## Task directions
Write out, word for word, every line from the first one through the line that holds "const WALL_DY = 8;", and nothing else; skip the pictures.

- - -

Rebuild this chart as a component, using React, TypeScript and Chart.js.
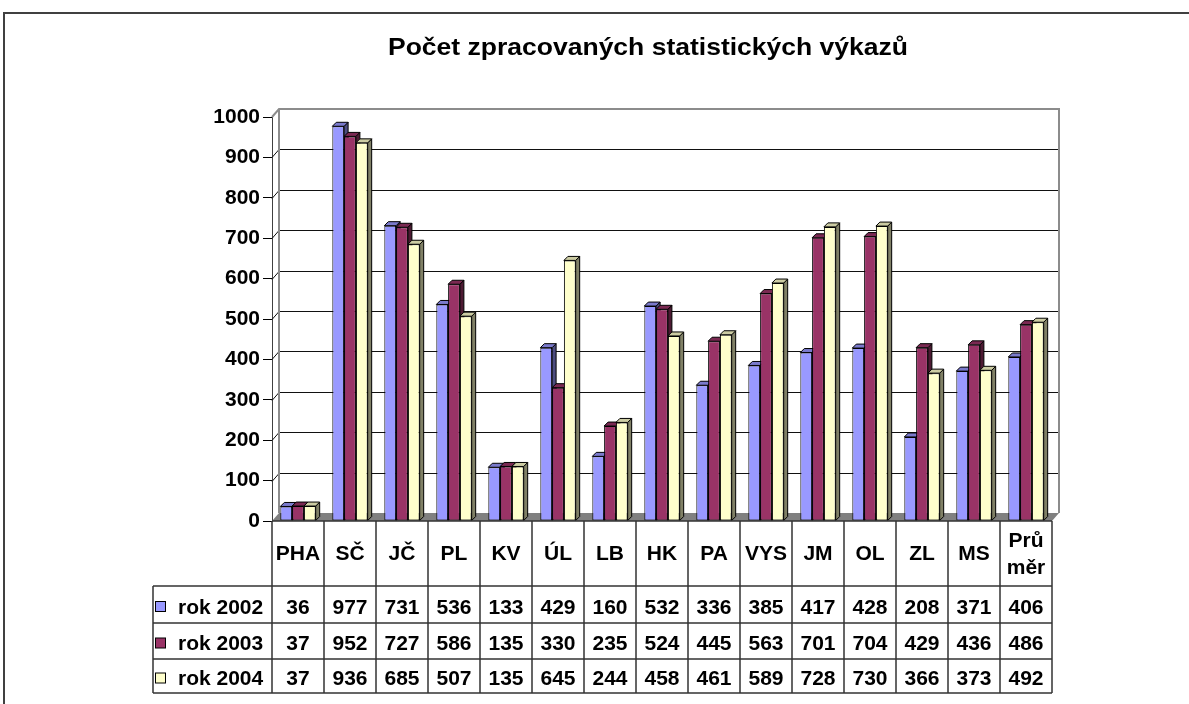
import React, { useEffect, useRef } from 'react';
import { Chart, registerables } from 'chart.js';

Chart.register(...registerables);

const TITLE = 'Počet zpracovaných statistických výkazů';
const CATEGORIES: (string | string[])[] = [
  'PHA', 'SČ', 'JČ', 'PL', 'KV', 'ÚL', 'LB', 'HK', 'PA', 'VYS', 'JM', 'OL', 'ZL', 'MS', ['Prů', 'měr'],
];
const SERIES_LABELS = ['rok 2002', 'rok 2003', 'rok 2004'];
const ROK_2002 = [36, 977, 731, 536, 133, 429, 160, 532, 336, 385, 417, 428, 208, 371, 406];
const ROK_2003 = [37, 952, 727, 586, 135, 330, 235, 524, 445, 563, 701, 704, 429, 436, 486];
const ROK_2004 = [37, 936, 685, 507, 135, 645, 244, 458, 461, 589, 728, 730, 366, 373, 492];
const Y_MIN = 0;
const Y_MAX = 1000;
const Y_STEP = 100;

const FRONT = ['#9999FF', '#993366', '#FFFFCC'];
const TOP = ['#7A7ACC', '#7A2952', '#CCCCA3'];
const SIDE = ['#4D4D80', '#4D1A33', '#808066'];

const FONT = '"Liberation Sans", Arial, sans-serif';
const TEXT_SIZE = 21;
const BAR_DEPTH = 4;
const WALL_DX = 7;
const WALL_DY = 8;

const excelPlugin = {
  id: 'excel3d',
  beforeDatasetsDraw(chart: any) {
    const { ctx, chartArea: a } = chart;
    const y = chart.scales.y;
    const L = a.left, R = a.right, T = a.top, B = a.bottom;
    ctx.save();
    // grid lines on the side and back wall
    ctx.lineWidth = 1;
    ctx.strokeStyle = '#111';
    y.ticks.forEach((t: any) => {
      if (t.value <= Y_MIN || t.value >= Y_MAX) return;
      const py = Math.round(y.getPixelForValue(t.value)) + 0.5;
      ctx.beginPath();
      ctx.moveTo(L, py);
      ctx.lineTo(L + WALL_DX, py - WALL_DY);
      ctx.lineTo(R + WALL_DX, py - WALL_DY);
      ctx.stroke();
    });
    // wall outline
    ctx.strokeStyle = '#8c8c8c';
    ctx.lineWidth = 2;
    ctx.beginPath();
    ctx.moveTo(L, T);
    ctx.lineTo(L + WALL_DX, T - WALL_DY);
    ctx.lineTo(R + WALL_DX, T - WALL_DY);
    ctx.lineTo(R + WALL_DX, B - WALL_DY);
    ctx.moveTo(L + WALL_DX, T - WALL_DY);
    ctx.lineTo(L + WALL_DX, B - WALL_DY);
    ctx.stroke();
    // floor
    ctx.fillStyle = '#808080';
    ctx.beginPath();
    ctx.moveTo(L, B);
    ctx.lineTo(R, B);
    ctx.lineTo(R + WALL_DX, B - WALL_DY);
    ctx.lineTo(L + WALL_DX, B - WALL_DY);
    ctx.closePath();
    ctx.fill();
    // bar sides and tops
    ctx.lineWidth = 1;
    ctx.strokeStyle = '#000';
    const d = BAR_DEPTH;
    chart.data.datasets.forEach((_ds: any, i: number) => {
      const meta = chart.getDatasetMeta(i);
      meta.data.forEach((bar: any) => {
        const p = bar.getProps(['x', 'y', 'base', 'width'], true);
        const left = p.x - p.width / 2;
        const right = p.x + p.width / 2;
        const top = p.y;
        const base = p.base;
        ctx.fillStyle = SIDE[i];
        ctx.beginPath();
        ctx.moveTo(right, top);
        ctx.lineTo(right + d, top - d);
        ctx.lineTo(right + d, base - d);
        ctx.lineTo(right, base);
        ctx.closePath();
        ctx.fill();
        ctx.stroke();
        ctx.fillStyle = TOP[i];
        ctx.beginPath();
        ctx.moveTo(left, top);
        ctx.lineTo(left + d, top - d);
        ctx.lineTo(right + d, top - d);
        ctx.lineTo(right, top);
        ctx.closePath();
        ctx.fill();
        ctx.stroke();
      });
    });
    ctx.restore();
  },
  afterDraw(chart: any) {
    const { ctx, chartArea: a } = chart;
    const x = chart.scales.x;
    const L = a.left, R = a.right, B = a.bottom;
    const labels = chart.data.labels;
    const n = labels.length;
    const colW = (R - L) / n;
    const rows = [B, B + 65, B + 102, B + 138, B + 172];
    const legendLeft = 153;
    ctx.save();
    // table grid
    ctx.strokeStyle = '#333';
    ctx.lineWidth = 1.5;
    ctx.beginPath();
    ctx.moveTo(L, rows[0]);
    ctx.lineTo(R, rows[0]);
    for (let r = 1; r < rows.length; r++) {
      ctx.moveTo(legendLeft, rows[r]);
      ctx.lineTo(R, rows[r]);
    }
    for (let i = 0; i <= n; i++) {
      const px = L + i * colW;
      ctx.moveTo(px, rows[0]);
      ctx.lineTo(px, rows[4]);
    }
    ctx.moveTo(legendLeft, rows[1]);
    ctx.lineTo(legendLeft, rows[4]);
    ctx.stroke();

    ctx.fillStyle = '#000';
    ctx.font = `bold ${TEXT_SIZE}px ${FONT}`;
    ctx.textBaseline = 'alphabetic';
    ctx.textAlign = 'center';
    // header
    labels.forEach((lab: any, i: number) => {
      const cx = x.getPixelForValue(i);
      if (Array.isArray(lab)) {
        ctx.fillText(lab[0], cx, rows[0] + 26);
        ctx.fillText(lab[1], cx, rows[0] + 53);
      } else {
        ctx.fillText(lab, cx, rows[0] + 39);
      }
    });
    // data rows
    chart.data.datasets.forEach((ds: any, r: number) => {
      const top = rows[r + 1];
      const bot = rows[r + 2];
      const mid = (top + bot) / 2;
      ctx.textAlign = 'center';
      ds.data.forEach((v: number, i: number) => {
        ctx.fillText(String(v), x.getPixelForValue(i), mid + 9);
      });
      // legend key
      ctx.fillStyle = FRONT[r];
      ctx.fillRect(155.5, mid - 3, 10, 10);
      ctx.strokeStyle = '#000';
      ctx.lineWidth = 1;
      ctx.strokeRect(155.5, mid - 3, 10, 10);
      ctx.fillStyle = '#000';
      ctx.textAlign = 'left';
      ctx.fillText(ds.label, 178, mid + 9);
    });

    // title
    ctx.font = `bold 24px ${FONT}`;
    const w = ctx.measureText(TITLE).width;
    ctx.save();
    ctx.translate(chart.width / 2, 55);
    ctx.scale(520 / w, 1);
    ctx.textAlign = 'center';
    ctx.fillText(TITLE, 0, 0);
    ctx.restore();

    // outer frame
    ctx.strokeStyle = '#404040';
    ctx.lineWidth = 2;
    ctx.beginPath();
    ctx.moveTo(4, chart.height);
    ctx.lineTo(4, 13);
    ctx.lineTo(chart.width, 13);
    ctx.stroke();
    ctx.restore();
  },
};

export default function App() {
  const ref = useRef<HTMLCanvasElement | null>(null);
  useEffect(() => {
    document.documentElement.style.overflow = 'hidden';
    document.body.style.overflow = 'hidden';
    const canvas = ref.current!;
    const chart = new Chart(canvas, {
      type: 'bar',
      data: {
        labels: CATEGORIES,
        datasets: [ROK_2002, ROK_2003, ROK_2004].map((d, i) => ({
          label: SERIES_LABELS[i],
          data: d,
          backgroundColor: FRONT[i],
          borderColor: '#000',
          borderWidth: 1,
          borderSkipped: false,
          categoryPercentage: 0.68,
          barPercentage: 1,
          clip: false,
        })),
      },
      options: {
        animation: false,
        responsive: false,
        devicePixelRatio: 1,
        layout: { padding: { top: 117, bottom: 183, right: 244, left: 0 } },
        plugins: {
          legend: { display: false },
          title: { display: false },
          tooltip: { enabled: false },
        },
        scales: {
          x: { display: false },
          y: {
            min: Y_MIN,
            max: Y_MAX,
            ticks: {
              stepSize: Y_STEP,
              color: '#000',
              font: { family: FONT, size: TEXT_SIZE, weight: 'bold' },
              padding: 3,
              callback: (v: any) => String(v),
            },
            grid: { drawOnChartArea: false, drawTicks: true, tickLength: 9, color: '#000' },
            border: { display: true, color: '#404040', width: 1 },
            afterFit: (s: any) => {
              s.width = 272;
            },
          },
        },
      } as any,
      plugins: [excelPlugin],
    });
    return () => chart.destroy();
  }, []);
  return (
    <div
      style={{
        position: 'fixed',
        left: 0,
        top: 0,
        width: 1296,
        height: 704,
        overflow: 'hidden',
        background: '#fff',
      }}
    >
      <canvas ref={ref} width={1296} height={704} style={{ display: 'block' }} />
    </div>
  );
}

- - -

## Task result
Rebuild this chart as a component, using React, TypeScript and Chart.js.
import React, { useEffect, useRef } from 'react';
import { Chart, registerables } from 'chart.js';

Chart.register(...registerables);

const TITLE = 'Počet zpracovaných statistických výkazů';
const CATEGORIES: (string | string[])[] = [
  'PHA', 'SČ', 'JČ', 'PL', 'KV', 'ÚL', 'LB', 'HK', 'PA', 'VYS', 'JM', 'OL', 'ZL', 'MS', ['Prů', 'měr'],
];
const SERIES_LABELS = ['rok 2002', 'rok 2003', 'rok 2004'];
const ROK_2002 = [36, 977, 731, 536, 133, 429, 160, 532, 336, 385, 417, 428, 208, 371, 406];
const ROK_2003 = [37, 952, 727, 586, 135, 330, 235, 524, 445, 563, 701, 704, 429, 436, 486];
const ROK_2004 = [37, 936, 685, 507, 135, 645, 244, 458, 461, 589, 728, 730, 366, 373, 492];
const Y_MIN = 0;
const Y_MAX = 1000;
const Y_STEP = 100;

const FRONT = ['#9999FF', '#993366', '#FFFFCC'];
const TOP = ['#7A7ACC', '#7A2952', '#CCCCA3'];
const SIDE = ['#4D4D80', '#4D1A33', '#808066'];

const FONT = '"Liberation Sans", Arial, sans-serif';
const TEXT_SIZE = 21;
const BAR_DEPTH = 4;
const WALL_DX = 7;
const WALL_DY = 8;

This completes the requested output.